Expert Team Overview

case_crunch is not presented here as a gallery of headshots, and no team photograph is used on this page. The work is better understood by the roles that have to be present for legal AI research to hold together.

Legal analysis

Legal researchers define the task, identify the relevant rule structure, and check whether the output makes sense in legal language. This is slow work, especially when a dispute turns on exceptions, burdens of proof, or procedural posture.

Technical modelling

Technical contributors build and test systems for classification, reasoning, and decision modelling. Their job is not just to make a model run, but to make its assumptions visible enough for legal review.

Evaluation design

Methodology work connects the legal and technical sides. It covers dataset construction, scoring rules, comparison groups, and the question researchers sometimes avoid: whether the test actually measures the claim being made.

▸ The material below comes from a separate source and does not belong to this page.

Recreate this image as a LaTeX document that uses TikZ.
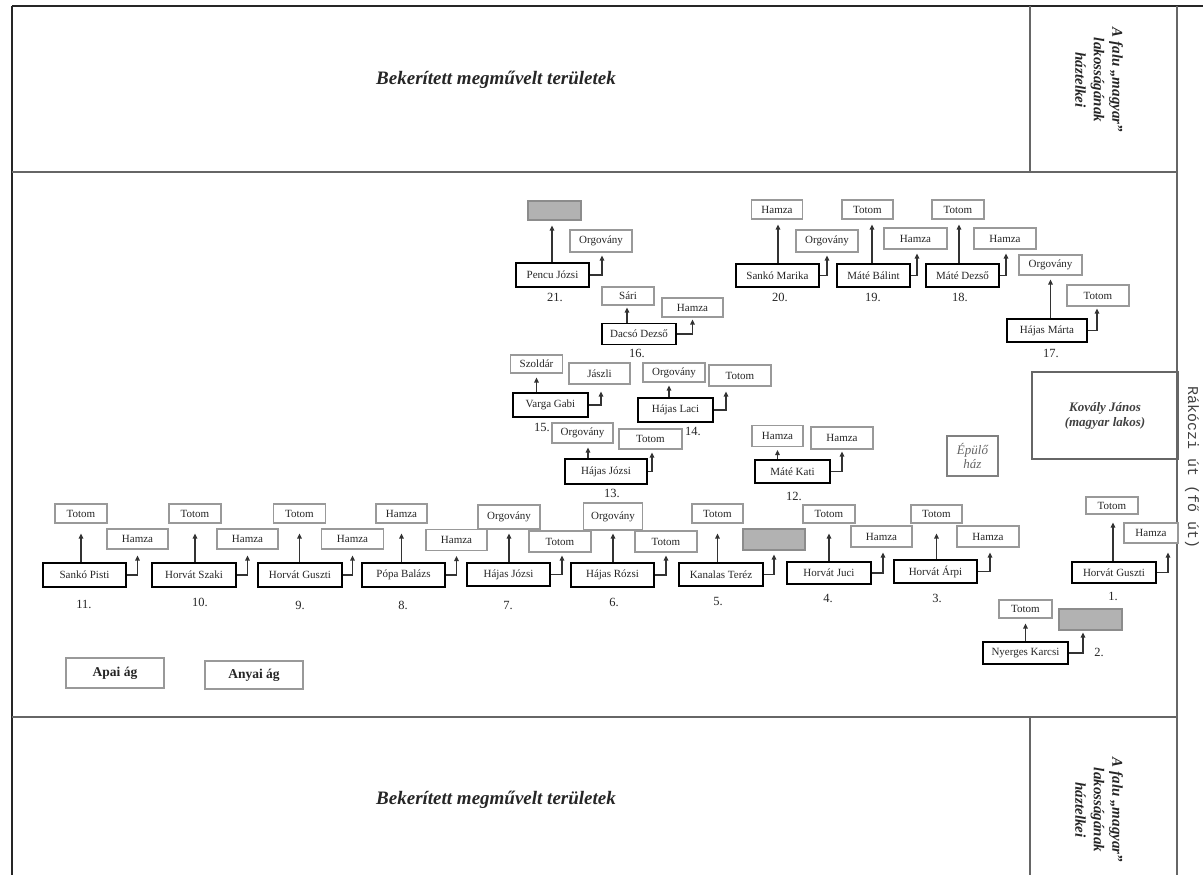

How the team tends to work

The useful conversations are rarely polished. A lawyer will object that a label is too crude. A modeller will point out that the available data cannot support the requested distinction. Someone working on evaluation will ask whether the proposed benchmark rewards the wrong behaviour. That friction is not a sign of disorder. It is how the project avoids building a confident answer to the wrong question.

Our public research areas reflect that mix. Consumer Claims work brings narrow dispute types into focus, especially where repeat patterns make structured analysis possible. Justice Automation looks beyond performance and asks what automated tools might do to access, accountability, and legal knowledge. Research Methodology keeps the measurement work separate enough to be criticised on its own terms.

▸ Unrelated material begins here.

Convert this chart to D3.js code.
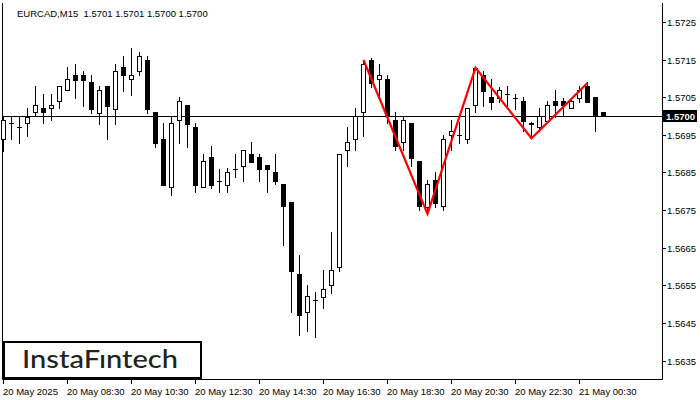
<!DOCTYPE html>
<html><head><meta charset="utf-8">
<script src="https://cdn.jsdelivr.net/npm/d3@7"></script>
<style>html,body{margin:0;padding:0;background:#fff;}svg{display:block;}</style>
</head><body>
<svg id="c" width="700" height="400"></svg>
<script>
const symbolTitle = "EURCAD,M15  1.5701 1.5701 1.5700 1.5700";
const opens = [
1.56939,1.56981,1.56970,1.56981,1.57010,1.57021,1.57021,1.57039,1.57069,1.57109,
1.57109,1.57091,1.57009,1.57079,1.57020,1.57130,1.57098,1.57119,1.57149,1.57011,
1.56939,1.56811,1.56989,1.57029,1.56970,1.56811,1.56891,1.56828,1.56818,1.56859,
1.56868,1.56899,1.56891,1.56869,1.56851,1.56819,1.56771,1.56580,1.56480,1.56511,
1.56520,1.56550,1.56600,1.56909,1.56938,1.57010,1.57149,1.57098,1.57098,1.56989,
1.56930,1.56981,1.56880,1.56759,1.56829,1.56760,1.56949,1.56949,1.56938,1.57029,
1.57109,1.57051,1.57049,1.57058,1.57049,1.57040,1.56979,1.56970,1.56988,1.57039,
1.57039,1.57021,1.57049,1.57080,1.57051,1.5701];
const highs = [
1.57000,1.56998,1.56998,1.57021,1.57080,1.57059,1.57059,1.57079,1.57130,1.57138,
1.57119,1.57109,1.57079,1.57079,1.57138,1.57160,1.57181,1.57170,1.57160,1.57011,
1.56982,1.56999,1.57050,1.57029,1.56982,1.56899,1.56921,1.56860,1.56861,1.56899,
1.56910,1.56931,1.56899,1.56869,1.56899,1.56819,1.56771,1.56631,1.56551,1.56532,
1.56591,1.56692,1.56899,1.56971,1.57021,1.57149,1.57153,1.57138,1.57108,1.57010,
1.56999,1.56981,1.56880,1.56829,1.56851,1.56949,1.56990,1.56984,1.57021,1.57127,
1.57120,1.57099,1.57077,1.57079,1.57058,1.57051,1.56984,1.57021,1.57039,1.57070,
1.57049,1.57049,1.57081,1.57090,1.57051,1.5701];
const lows = [
1.56907,1.56938,1.56929,1.56947,1.56999,1.56981,1.56989,1.57021,1.57069,1.57049,
1.57028,1.57009,1.56980,1.56938,1.56980,1.57067,1.57057,1.57108,1.57009,1.56919,
1.56818,1.56790,1.56929,1.56919,1.56798,1.56811,1.56809,1.56798,1.56798,1.56838,
1.56828,1.56879,1.56828,1.56799,1.56819,1.56658,1.56480,1.56418,1.56429,1.56412,
1.56491,1.56531,1.56589,1.56868,1.56909,1.56948,1.57078,1.57054,1.56981,1.56910,
1.56909,1.56868,1.56750,1.56750,1.56759,1.56750,1.56909,1.56928,1.56928,1.57010,
1.57028,1.57019,1.57037,1.57028,1.57019,1.56960,1.56942,1.56960,1.56988,1.56998,
1.56999,1.57021,1.57038,1.57038,1.56959,1.5700];
const closes = [
1.56990,1.56981,1.56970,1.56998,1.57029,1.57010,1.57029,1.57079,1.57098,1.57097,
1.57097,1.57020,1.57069,1.57028,1.57119,1.57108,1.57108,1.57160,1.57020,1.56929,
1.56818,1.56982,1.57039,1.56980,1.56818,1.56880,1.56818,1.56828,1.56851,1.56859,
1.56910,1.56879,1.56858,1.56858,1.56828,1.56760,1.56589,1.56470,1.56521,1.56511,
1.56540,1.56591,1.56899,1.56930,1.56999,1.57138,1.57089,1.57108,1.56999,1.56920,
1.56989,1.56889,1.56760,1.56819,1.56770,1.56938,1.56960,1.56949,1.57021,1.57127,
1.57067,1.57038,1.57069,1.57058,1.57049,1.56988,1.56981,1.56999,1.57029,1.57029,
1.57029,1.57039,1.57070,1.57038,1.56999,1.5700];
const xTickIdx = [0,8,16,24,32,40,48,56,64,72];
const xTickLabels = ["20 May 2025","20 May 08:30","20 May 10:30","20 May 12:30","20 May 14:30","20 May 16:30","20 May 18:30","20 May 20:30","20 May 22:30","21 May 00:30"];
const yTicks = [1.5635,1.5645,1.5655,1.5665,1.5675,1.5685,1.5695,1.5705,1.5715,1.5725];
const currentPrice = 1.5700;
const patternIdx = [45,53,59,66,73];
const patternPrice = [1.57149,1.56740,1.57128,1.56941,1.57088];
const brand = "InstaFıntech";

const svg = d3.select("#c");
const L = 2, R = 662, T = 3, B = 379;
const x = d3.scaleLinear().domain([0, 75]).range([3, 603]);
const y = d3.scaleLinear().domain([1.5635, 1.5725]).range([360.6, 22]);
const font = "'Liberation Sans', Arial, sans-serif";

// frame
svg.append("path").attr("d", `M${L+0.5},${T} V${B+0.5} H${R+0.5} V${T}`)
  .attr("fill","none").attr("stroke","#000").attr("stroke-width",1);

// current price line
svg.append("line").attr("x1",L).attr("x2",R+4)
  .attr("y1",Math.round(y(currentPrice))+0.5).attr("y2",Math.round(y(currentPrice))+0.5)
  .attr("stroke","#000").attr("stroke-width",1);

// candles
const data = opens.map((o,i)=>({i,o,h:highs[i],l:lows[i],c:closes[i]}));
const g = svg.append("g").attr("shape-rendering","crispEdges");
data.forEach(d=>{
  const cx = Math.round(x(d.i));
  g.append("line").attr("x1",cx+0.5).attr("x2",cx+0.5)
    .attr("y1",Math.round(y(d.h))).attr("y2",Math.round(y(d.l))+1)
    .attr("stroke","#000");
  const yo = Math.round(y(d.o)), yc = Math.round(y(d.c));
  const top = Math.min(yo,yc), bot = Math.max(yo,yc);
  if (bot - top < 1) {
    g.append("line").attr("x1",cx-2).attr("x2",cx+3).attr("y1",top+0.5).attr("y2",top+0.5).attr("stroke","#000");
  } else if (d.c > d.o) {
    g.append("rect").attr("x",cx-1.5).attr("y",top+0.5).attr("width",4).attr("height",bot-top)
      .attr("fill","#fff").attr("stroke","#000");
  } else {
    g.append("rect").attr("x",cx-2).attr("y",top).attr("width",5).attr("height",bot-top+1)
      .attr("fill","#000");
  }
});

// pattern line
const line = d3.line().x((d,i)=>x(patternIdx[i])+0.5).y(d=>y(d));
svg.append("path").attr("d", line(patternPrice)).attr("fill","none")
  .attr("stroke","#ff0000").attr("stroke-width",2.2).attr("stroke-linejoin","miter");

// y axis
const ya = svg.append("g");
yTicks.forEach(v=>{
  const yy = Math.round(y(v))+0.5;
  ya.append("line").attr("x1",R).attr("x2",R+4).attr("y1",yy).attr("y2",yy).attr("stroke","#000");
  ya.append("text").attr("x",667).attr("y",yy+3.4).attr("font-family",font).attr("font-size","9.5px")
    .attr("fill","#000").text(v.toFixed(4));
});
const cy = Math.round(y(currentPrice));
svg.append("rect").attr("x",663).attr("y",cy-6).attr("width",34).attr("height",12).attr("fill","#000");
svg.append("text").attr("x",666).attr("y",cy+3.5).attr("font-family",font).attr("font-size","9.5px")
  .attr("font-weight","bold").attr("fill","#fff").text(currentPrice.toFixed(4));

// x axis
xTickIdx.forEach((k,j)=>{
  const xx = Math.round(x(k))+0.5;
  svg.append("line").attr("x1",xx).attr("x2",xx).attr("y1",B).attr("y2",B+5).attr("stroke","#000");
  svg.append("text").attr("x",Math.round(x(k))).attr("y",395).attr("font-family",font).attr("font-size","9.5px")
    .attr("fill","#000").text(xTickLabels[j]);
});

// header
svg.append("text").attr("x",17).attr("y",17).attr("font-family",font).attr("font-size","9.5px")
  .attr("fill","#000").attr("xml:space","preserve").style("white-space","pre").text(symbolTitle);

// brand box
svg.append("rect").attr("x",4).attr("y",342).attr("width",197).attr("height",36)
  .attr("fill","#fff").attr("stroke","#000").attr("stroke-width",2);
svg.append("text").attr("x",22).attr("y",368).attr("font-family","Lato, 'Open Sans', sans-serif")
  .attr("font-size","25px").attr("font-weight","500").attr("fill","#222")
  .attr("textLength",156).attr("lengthAdjust","spacingAndGlyphs").text(brand);
</script>
</body></html>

Research Scope and Limitations

Our work studies legal AI under defined conditions, not as a general answer to legal uncertainty.

That boundary is important. A system may perform well on a bounded prediction task and still be unsuitable for open legal advice. A tool may identify relevant factors in a consumer claim but fail when asked to reason across conflicting evidence. A model may produce a plausible explanation without having followed anything close to legal reasoning.

What falls within scope

We are most interested in tasks where the legal question can be framed clearly enough to test: outcome forecasting, structured dispute prediction, rule-based reasoning, decision support, and comparisons between human and machine performance. These are not the only important questions in legal AI, but they are questions where evidence can be gathered without pretending the system understands the entire legal system.

In applied work, we pay close attention to repeat decision environments. Consumer redress, ombudsman-style claims, and documentable decision patterns can provide useful material because the facts, outcomes, and reasoning conventions are often more consistent than in broad litigation datasets.

What remains limited

Legal outcomes depend on jurisdiction, procedure, evidence quality, institutional practice, and the exact question asked; findings from one case set should not be treated as portable without re-testing. That is not a disclaimer tacked on at the end. It is part of the method.

We do not assume that automation improves justice by default. Speed can help a claimant who is waiting for a routine decision. It can also hide weak reasoning if nobody checks the path from input to output. Consistency can reduce arbitrariness, but it can also repeat a bad rule with impressive discipline.

Boundary note

Our position is deliberately narrow: legal AI should be evaluated task by task, dataset by dataset, and use case by use case. Broad claims about legal intelligence usually arrive before the evidence is ready.

That is the practical reason case_crunch continues to focus on controlled research rather than sweeping prediction. The field does not need more confident slogans. It needs careful tests, plain reporting, and enough humility to say when a machine is outside its depth.